Each year, the sky breaks out in beautiful sparks made by thousands of shooting stars passing through the atmosphere! This is the famous Perseid meteor shower and this year, according to meteorologists, is said to be particularly spectacular because of expected outbursts.
Outbursts means that the number of meteors in the sky visible to the naked eye will double. According to Peter Brown, a professor with the Meteor Physics Group at Western University in London, this years outburst is caused by Jupiter’s and Saturn’s orbits on the Swift-Tuttle debris. The last known outburst was in 2009.
The Perseids occur annually every August when the Earth traverses the debris trail left behind by the Swift-Tuttle comet. These debris crosses the Earth’s atmosphere at 133,200 mph or 60 km per second eventually producing beautiful streaks of light across our skies.
Dario Dela Cruz who is PAGASA’s chief of the Space Sciences and Astronomy Section said that the peak dates to observe the phenomena is from August 12th midnight to 4:30 am on August 13. The outbursts are expected to peak at 1 a.m to 2 a.m.

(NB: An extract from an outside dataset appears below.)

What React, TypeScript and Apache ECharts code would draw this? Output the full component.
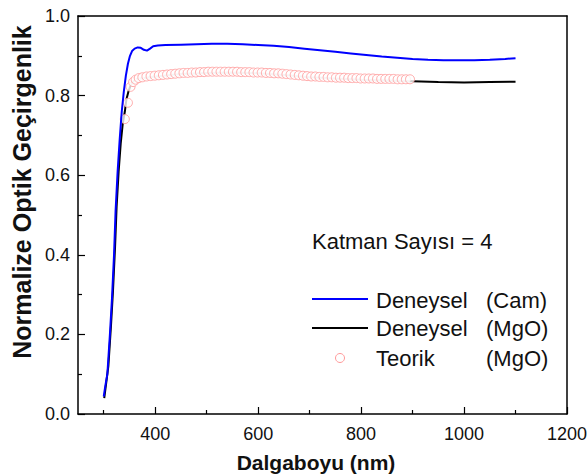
import React, { useEffect, useRef } from "react";
import * as echarts from "echarts";

// Deneysel (Cam) - blue
const camX = [300, 303, 307, 312, 316, 320, 323, 327, 331, 335, 339, 343, 347, 351, 355, 360, 366, 372, 378, 384, 390, 396, 405, 420, 450, 480, 510, 540, 570, 600, 630, 660, 690, 720, 750, 780, 810, 840, 870, 900, 930, 960, 990, 1020, 1050, 1080, 1100];
const camY = [0.044, 0.07, 0.1, 0.2, 0.29, 0.4, 0.51, 0.61, 0.69, 0.76, 0.81, 0.85, 0.88, 0.9, 0.912, 0.918, 0.921, 0.92, 0.915, 0.913, 0.918, 0.924, 0.926, 0.927, 0.928, 0.929, 0.93, 0.93, 0.929, 0.927, 0.925, 0.922, 0.918, 0.914, 0.91, 0.906, 0.902, 0.898, 0.895, 0.892, 0.89, 0.889, 0.889, 0.889, 0.89, 0.892, 0.894];

// Deneysel (MgO) - black
const mgoX = [301, 305, 309, 314, 318, 322, 325, 329, 333, 337, 341, 344, 348, 352, 357, 365, 400, 450, 500, 550, 600, 650, 700, 750, 800, 850, 900, 950, 1000, 1050, 1100];
const mgoY = [0.04, 0.08, 0.12, 0.22, 0.31, 0.42, 0.52, 0.61, 0.68, 0.73, 0.76, 0.79, 0.81, 0.825, 0.835, 0.842, 0.848, 0.854, 0.857, 0.858, 0.856, 0.852, 0.846, 0.843, 0.84, 0.838, 0.836, 0.834, 0.833, 0.834, 0.835];

// Teorik (MgO) - circles
const teoX = [341, 347, 352, 357, 362, 368, 375, 383, 391, 399, 407, 415, 423, 431, 439, 447, 455, 463, 471, 479, 487, 495, 503, 511, 519, 527, 535, 543, 551, 559, 567, 575, 583, 591, 599, 607, 615, 623, 631, 639, 647, 655, 663, 671, 679, 687, 695, 703, 711, 719, 727, 735, 743, 751, 759, 767, 775, 783, 791, 799, 807, 815, 823, 831, 839, 847, 855, 863, 871, 879, 887, 895];
const teoY = [0.741, 0.782, 0.822, 0.834, 0.84, 0.844, 0.846, 0.848, 0.849, 0.85, 0.851, 0.852, 0.853, 0.854, 0.855, 0.856, 0.857, 0.857, 0.858, 0.858, 0.859, 0.859, 0.86, 0.86, 0.86, 0.86, 0.86, 0.86, 0.86, 0.86, 0.859, 0.859, 0.859, 0.858, 0.858, 0.858, 0.857, 0.857, 0.856, 0.856, 0.855, 0.854, 0.853, 0.852, 0.851, 0.85, 0.849, 0.848, 0.848, 0.847, 0.847, 0.846, 0.846, 0.845, 0.845, 0.845, 0.844, 0.844, 0.844, 0.843, 0.843, 0.843, 0.843, 0.842, 0.842, 0.842, 0.842, 0.842, 0.841, 0.841, 0.841, 0.841];

const xMajorTicks = [400, 600, 800, 1000, 1200];
const xMinorTicks = [300, 500, 700, 900, 1100];

const FONT = "'Liberation Sans', Arial, sans-serif";
const TXT = "#111";

export default function App() {
  const ref = useRef<HTMLDivElement>(null);
  useEffect(() => {
    if (!ref.current) return;
    const chart = echarts.init(ref.current, undefined, { renderer: "svg" });
    const zip = (xs: number[], ys: number[]) => xs.map((x, i) => [x, ys[i]]);
    const axisLine = { show: true, lineStyle: { color: "#000", width: 1.5 } };
    chart.setOption({
      animation: false,
      backgroundColor: "#fff",
      grid: { left: 78, right: 21, top: 16, bottom: 62, containLabel: false, outerBoundsMode: "none" },
      xAxis: [
        {
          type: "value", min: 250, max: 1200, position: "bottom",
          axisLine,
          axisTick: { show: true, inside: true, length: 7, customValues: xMajorTicks, lineStyle: { color: "#000", width: 1.2 } },
          axisLabel: { customValues: xMajorTicks, fontSize: 18, color: TXT, fontFamily: FONT, margin: 11, formatter: (v: number) => String(v) },
          splitLine: { show: false },
        },
        {
          type: "value", min: 250, max: 1200, position: "bottom",
          axisLine: { show: false },
          axisTick: { show: true, inside: true, length: 4, customValues: xMinorTicks, lineStyle: { color: "#000", width: 1.2 } },
          axisLabel: { show: false },
          splitLine: { show: false },
        },
        {
          type: "value", min: 250, max: 1200, position: "top",
          axisLine, axisTick: { show: false }, axisLabel: { show: false }, splitLine: { show: false },
        },
      ],
      yAxis: [
        {
          type: "value", min: 0, max: 1, interval: 0.2, position: "left",
          axisLine,
          axisTick: { show: true, inside: true, length: 7, lineStyle: { color: "#000", width: 1.2 } },
          minorTick: { show: true, splitNumber: 2, length: 4, lineStyle: { color: "#000", width: 1.2 } },
          axisLabel: { fontSize: 18, color: TXT, fontFamily: FONT, margin: 8, formatter: (v: number) => v.toFixed(1) },
          splitLine: { show: false },
        },
        {
          type: "value", min: 0, max: 1, interval: 0.2, position: "right",
          axisLine, axisTick: { show: false }, axisLabel: { show: false }, splitLine: { show: false },
        },
      ],
      series: [
        {
          name: "Deneysel (MgO)", type: "line", data: zip(mgoX, mgoY), showSymbol: false,
          lineStyle: { color: "#000", width: 2 }, z: 2,
        },
        {
          name: "Teorik (MgO)", type: "scatter", data: zip(teoX, teoY), symbol: "circle", symbolSize: 9,
          itemStyle: { color: "#fff", borderColor: "#ff9999", borderWidth: 1 }, z: 3,
        },
        {
          name: "Deneysel (Cam)", type: "line", data: zip(camX, camY), showSymbol: false,
          lineStyle: { color: "#0000ff", width: 2 }, z: 4,
        },
      ],
      graphic: [
        { type: "text", x: 22, y: 192, rotation: Math.PI / 2, style: { text: "Normalize Optik Geçirgenlik", font: `bold 25px ${FONT}`, fill: TXT, align: "center", verticalAlign: "middle" } },
        { type: "text", x: 316, y: 462, style: { text: "Dalgaboyu (nm)", font: `bold 21px ${FONT}`, fill: TXT, align: "center", verticalAlign: "middle" } },
        { type: "text", x: 312, y: 241, style: { text: "Katman Sayısı = 4", font: `22px ${FONT}`, fill: TXT, align: "left", verticalAlign: "middle" } },
        { type: "line", shape: { x1: 312, y1: 299, x2: 368, y2: 299 }, style: { stroke: "#0000ff", lineWidth: 2 } },
        { type: "text", x: 376, y: 300, style: { text: "Deneysel", font: `22px ${FONT}`, fill: TXT, align: "left", verticalAlign: "middle" } },
        { type: "text", x: 486, y: 300, style: { text: "(Cam)", font: `22px ${FONT}`, fill: TXT, align: "left", verticalAlign: "middle" } },
        { type: "line", shape: { x1: 312, y1: 328, x2: 368, y2: 328 }, style: { stroke: "#000", lineWidth: 2 } },
        { type: "text", x: 376, y: 328, style: { text: "Deneysel", font: `22px ${FONT}`, fill: TXT, align: "left", verticalAlign: "middle" } },
        { type: "text", x: 486, y: 328, style: { text: "(MgO)", font: `22px ${FONT}`, fill: TXT, align: "left", verticalAlign: "middle" } },
        { type: "circle", shape: { cx: 340, cy: 358, r: 4.5 }, style: { fill: "#fff", stroke: "#ff9999", lineWidth: 1 } },
        { type: "text", x: 376, y: 358, style: { text: "Teorik", font: `22px ${FONT}`, fill: TXT, align: "left", verticalAlign: "middle" } },
        { type: "text", x: 486, y: 358, style: { text: "(MgO)", font: `22px ${FONT}`, fill: TXT, align: "left", verticalAlign: "middle" } },
      ],
    });
    return () => chart.dispose();
  }, []);
  return <div ref={ref} style={{ position: "fixed", left: 0, top: 0, width: 588, height: 476 }} />;
}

This year, over 150 meteors per hour will be crossing the sky but only about 30 shooting stars will be visible due to the full moons glare. Those that survive the travel into the earths atmosphere are called meteorites.
The Perseids are named after the constellation Perseus in the eastern horizon where they originate during the month of August. Perseus is the Greek hero that killed the snake haired Gorgon Medusa whose single stare can petrify objects.
To best view this natural event, camp out in a secluded place away from artificial city lights. Dark skies are best for viewing this wonder. Be patient as it takes almost 30 minutes for your eyes to adapt to the darkness and appreciate the shooting stars.
Let us all pray for clear, cloudless skies on the night of the Perseid meteor shower.